:: Supplied data

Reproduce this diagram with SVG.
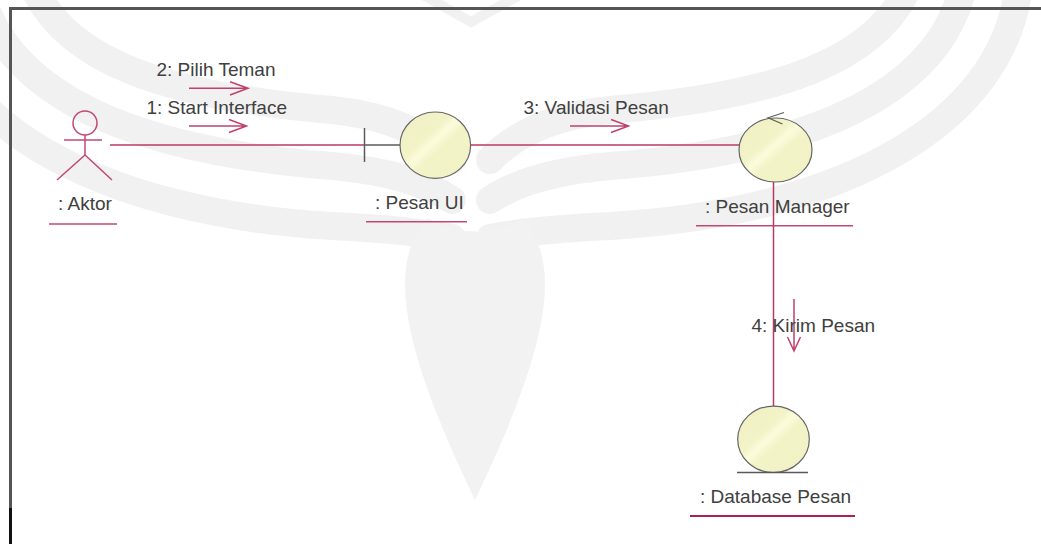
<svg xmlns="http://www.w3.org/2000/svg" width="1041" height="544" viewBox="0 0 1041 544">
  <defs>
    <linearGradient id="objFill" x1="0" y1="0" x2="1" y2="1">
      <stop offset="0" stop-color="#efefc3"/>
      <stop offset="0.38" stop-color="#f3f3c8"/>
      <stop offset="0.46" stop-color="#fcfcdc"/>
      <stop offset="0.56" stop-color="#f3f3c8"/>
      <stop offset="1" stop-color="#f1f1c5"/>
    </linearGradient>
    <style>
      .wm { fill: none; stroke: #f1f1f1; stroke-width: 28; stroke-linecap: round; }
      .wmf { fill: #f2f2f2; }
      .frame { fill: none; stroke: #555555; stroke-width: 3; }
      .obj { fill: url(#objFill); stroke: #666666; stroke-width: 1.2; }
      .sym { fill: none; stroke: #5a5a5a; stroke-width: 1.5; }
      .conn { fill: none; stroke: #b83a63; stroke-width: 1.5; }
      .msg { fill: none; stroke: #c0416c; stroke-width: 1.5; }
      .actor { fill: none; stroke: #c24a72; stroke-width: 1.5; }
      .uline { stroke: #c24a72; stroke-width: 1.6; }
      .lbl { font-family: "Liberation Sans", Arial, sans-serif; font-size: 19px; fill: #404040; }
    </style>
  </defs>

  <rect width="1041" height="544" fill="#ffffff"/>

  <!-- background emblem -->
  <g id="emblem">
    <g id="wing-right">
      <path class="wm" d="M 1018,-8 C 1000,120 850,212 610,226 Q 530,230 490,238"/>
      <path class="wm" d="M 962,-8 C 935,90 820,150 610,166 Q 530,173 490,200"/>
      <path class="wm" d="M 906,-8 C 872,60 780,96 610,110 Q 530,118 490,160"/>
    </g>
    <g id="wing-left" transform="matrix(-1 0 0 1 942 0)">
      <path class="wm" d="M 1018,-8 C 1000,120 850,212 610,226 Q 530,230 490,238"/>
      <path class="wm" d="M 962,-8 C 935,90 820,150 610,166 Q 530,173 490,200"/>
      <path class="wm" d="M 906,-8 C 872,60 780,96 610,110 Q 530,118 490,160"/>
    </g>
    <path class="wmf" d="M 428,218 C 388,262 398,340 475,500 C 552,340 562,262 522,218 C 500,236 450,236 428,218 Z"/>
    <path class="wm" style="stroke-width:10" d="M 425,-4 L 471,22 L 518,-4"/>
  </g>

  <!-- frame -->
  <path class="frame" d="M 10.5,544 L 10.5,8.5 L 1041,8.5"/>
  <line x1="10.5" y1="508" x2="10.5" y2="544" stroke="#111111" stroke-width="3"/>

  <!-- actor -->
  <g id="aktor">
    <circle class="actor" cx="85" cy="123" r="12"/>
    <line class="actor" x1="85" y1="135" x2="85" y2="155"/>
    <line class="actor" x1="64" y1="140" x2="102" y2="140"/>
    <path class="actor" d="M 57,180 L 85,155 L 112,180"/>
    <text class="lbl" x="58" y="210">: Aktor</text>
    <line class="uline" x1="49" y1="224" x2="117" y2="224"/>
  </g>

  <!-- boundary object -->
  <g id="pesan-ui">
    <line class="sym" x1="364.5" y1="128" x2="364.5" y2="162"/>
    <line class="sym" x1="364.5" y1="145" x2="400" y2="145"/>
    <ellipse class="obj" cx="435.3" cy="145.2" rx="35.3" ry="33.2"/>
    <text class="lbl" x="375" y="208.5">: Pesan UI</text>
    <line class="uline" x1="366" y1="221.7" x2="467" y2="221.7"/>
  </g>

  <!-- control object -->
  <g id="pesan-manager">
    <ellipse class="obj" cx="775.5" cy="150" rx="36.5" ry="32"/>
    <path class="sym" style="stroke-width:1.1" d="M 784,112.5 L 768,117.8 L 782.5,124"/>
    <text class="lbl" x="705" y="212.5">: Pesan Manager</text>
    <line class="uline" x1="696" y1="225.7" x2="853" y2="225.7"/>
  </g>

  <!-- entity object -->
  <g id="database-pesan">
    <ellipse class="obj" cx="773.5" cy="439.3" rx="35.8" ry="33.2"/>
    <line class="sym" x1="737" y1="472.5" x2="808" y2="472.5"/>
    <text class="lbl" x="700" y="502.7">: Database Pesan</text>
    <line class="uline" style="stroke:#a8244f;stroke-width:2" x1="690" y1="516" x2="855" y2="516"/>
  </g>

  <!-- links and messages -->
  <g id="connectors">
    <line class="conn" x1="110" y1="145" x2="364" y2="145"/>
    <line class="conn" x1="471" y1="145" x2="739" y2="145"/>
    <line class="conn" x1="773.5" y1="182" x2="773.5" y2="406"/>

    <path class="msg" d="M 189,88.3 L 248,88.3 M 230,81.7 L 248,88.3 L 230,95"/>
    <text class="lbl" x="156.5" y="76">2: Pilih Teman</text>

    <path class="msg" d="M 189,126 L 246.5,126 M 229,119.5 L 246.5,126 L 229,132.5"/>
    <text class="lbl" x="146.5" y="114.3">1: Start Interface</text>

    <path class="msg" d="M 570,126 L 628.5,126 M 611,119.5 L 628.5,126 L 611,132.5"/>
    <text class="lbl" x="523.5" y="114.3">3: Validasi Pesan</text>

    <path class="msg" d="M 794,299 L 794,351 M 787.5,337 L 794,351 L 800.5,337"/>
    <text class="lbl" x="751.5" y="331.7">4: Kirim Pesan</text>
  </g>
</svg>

::::

* **To do**
Output the material word for word, omitting its pictures.

* **Response to this exercise**
Reproduce this diagram with SVG.
<svg xmlns="http://www.w3.org/2000/svg" width="1041" height="544" viewBox="0 0 1041 544">
  <defs>
    <linearGradient id="objFill" x1="0" y1="0" x2="1" y2="1">
      <stop offset="0" stop-color="#efefc3"/>
      <stop offset="0.38" stop-color="#f3f3c8"/>
      <stop offset="0.46" stop-color="#fcfcdc"/>
      <stop offset="0.56" stop-color="#f3f3c8"/>
      <stop offset="1" stop-color="#f1f1c5"/>
    </linearGradient>
    <style>
      .wm { fill: none; stroke: #f1f1f1; stroke-width: 28; stroke-linecap: round; }
      .wmf { fill: #f2f2f2; }
      .frame { fill: none; stroke: #555555; stroke-width: 3; }
      .obj { fill: url(#objFill); stroke: #666666; stroke-width: 1.2; }
      .sym { fill: none; stroke: #5a5a5a; stroke-width: 1.5; }
      .conn { fill: none; stroke: #b83a63; stroke-width: 1.5; }
      .msg { fill: none; stroke: #c0416c; stroke-width: 1.5; }
      .actor { fill: none; stroke: #c24a72; stroke-width: 1.5; }
      .uline { stroke: #c24a72; stroke-width: 1.6; }
      .lbl { font-family: "Liberation Sans", Arial, sans-serif; font-size: 19px; fill: #404040; }
    </style>
  </defs>

  <rect width="1041" height="544" fill="#ffffff"/>

  <!-- background emblem -->
  <g id="emblem">
    <g id="wing-right">
      <path class="wm" d="M 1018,-8 C 1000,120 850,212 610,226 Q 530,230 490,238"/>
      <path class="wm" d="M 962,-8 C 935,90 820,150 610,166 Q 530,173 490,200"/>
      <path class="wm" d="M 906,-8 C 872,60 780,96 610,110 Q 530,118 490,160"/>
    </g>
    <g id="wing-left" transform="matrix(-1 0 0 1 942 0)">
      <path class="wm" d="M 1018,-8 C 1000,120 850,212 610,226 Q 530,230 490,238"/>
      <path class="wm" d="M 962,-8 C 935,90 820,150 610,166 Q 530,173 490,200"/>
      <path class="wm" d="M 906,-8 C 872,60 780,96 610,110 Q 530,118 490,160"/>
    </g>
    <path class="wmf" d="M 428,218 C 388,262 398,340 475,500 C 552,340 562,262 522,218 C 500,236 450,236 428,218 Z"/>
    <path class="wm" style="stroke-width:10" d="M 425,-4 L 471,22 L 518,-4"/>
  </g>

  <!-- frame -->
  <path class="frame" d="M 10.5,544 L 10.5,8.5 L 1041,8.5"/>
  <line x1="10.5" y1="508" x2="10.5" y2="544" stroke="#111111" stroke-width="3"/>

  <!-- actor -->
  <g id="aktor">
    <circle class="actor" cx="85" cy="123" r="12"/>
    <line class="actor" x1="85" y1="135" x2="85" y2="155"/>
    <line class="actor" x1="64" y1="140" x2="102" y2="140"/>
    <path class="actor" d="M 57,180 L 85,155 L 112,180"/>
    <text class="lbl" x="58" y="210">: Aktor</text>
    <line class="uline" x1="49" y1="224" x2="117" y2="224"/>
  </g>

  <!-- boundary object -->
  <g id="pesan-ui">
    <line class="sym" x1="364.5" y1="128" x2="364.5" y2="162"/>
    <line class="sym" x1="364.5" y1="145" x2="400" y2="145"/>
    <ellipse class="obj" cx="435.3" cy="145.2" rx="35.3" ry="33.2"/>
    <text class="lbl" x="375" y="208.5">: Pesan UI</text>
    <line class="uline" x1="366" y1="221.7" x2="467" y2="221.7"/>
  </g>

  <!-- control object -->
  <g id="pesan-manager">
    <ellipse class="obj" cx="775.5" cy="150" rx="36.5" ry="32"/>
    <path class="sym" style="stroke-width:1.1" d="M 784,112.5 L 768,117.8 L 782.5,124"/>
    <text class="lbl" x="705" y="212.5">: Pesan Manager</text>
    <line class="uline" x1="696" y1="225.7" x2="853" y2="225.7"/>
  </g>

  <!-- entity object -->
  <g id="database-pesan">
    <ellipse class="obj" cx="773.5" cy="439.3" rx="35.8" ry="33.2"/>
    <line class="sym" x1="737" y1="472.5" x2="808" y2="472.5"/>
    <text class="lbl" x="700" y="502.7">: Database Pesan</text>
    <line class="uline" style="stroke:#a8244f;stroke-width:2" x1="690" y1="516" x2="855" y2="516"/>
  </g>

  <!-- links and messages -->
  <g id="connectors">
    <line class="conn" x1="110" y1="145" x2="364" y2="145"/>
    <line class="conn" x1="471" y1="145" x2="739" y2="145"/>
    <line class="conn" x1="773.5" y1="182" x2="773.5" y2="406"/>

    <path class="msg" d="M 189,88.3 L 248,88.3 M 230,81.7 L 248,88.3 L 230,95"/>
    <text class="lbl" x="156.5" y="76">2: Pilih Teman</text>

    <path class="msg" d="M 189,126 L 246.5,126 M 229,119.5 L 246.5,126 L 229,132.5"/>
    <text class="lbl" x="146.5" y="114.3">1: Start Interface</text>

    <path class="msg" d="M 570,126 L 628.5,126 M 611,119.5 L 628.5,126 L 611,132.5"/>
    <text class="lbl" x="523.5" y="114.3">3: Validasi Pesan</text>

    <path class="msg" d="M 794,299 L 794,351 M 787.5,337 L 794,351 L 800.5,337"/>
    <text class="lbl" x="751.5" y="331.7">4: Kirim Pesan</text>
  </g>
</svg>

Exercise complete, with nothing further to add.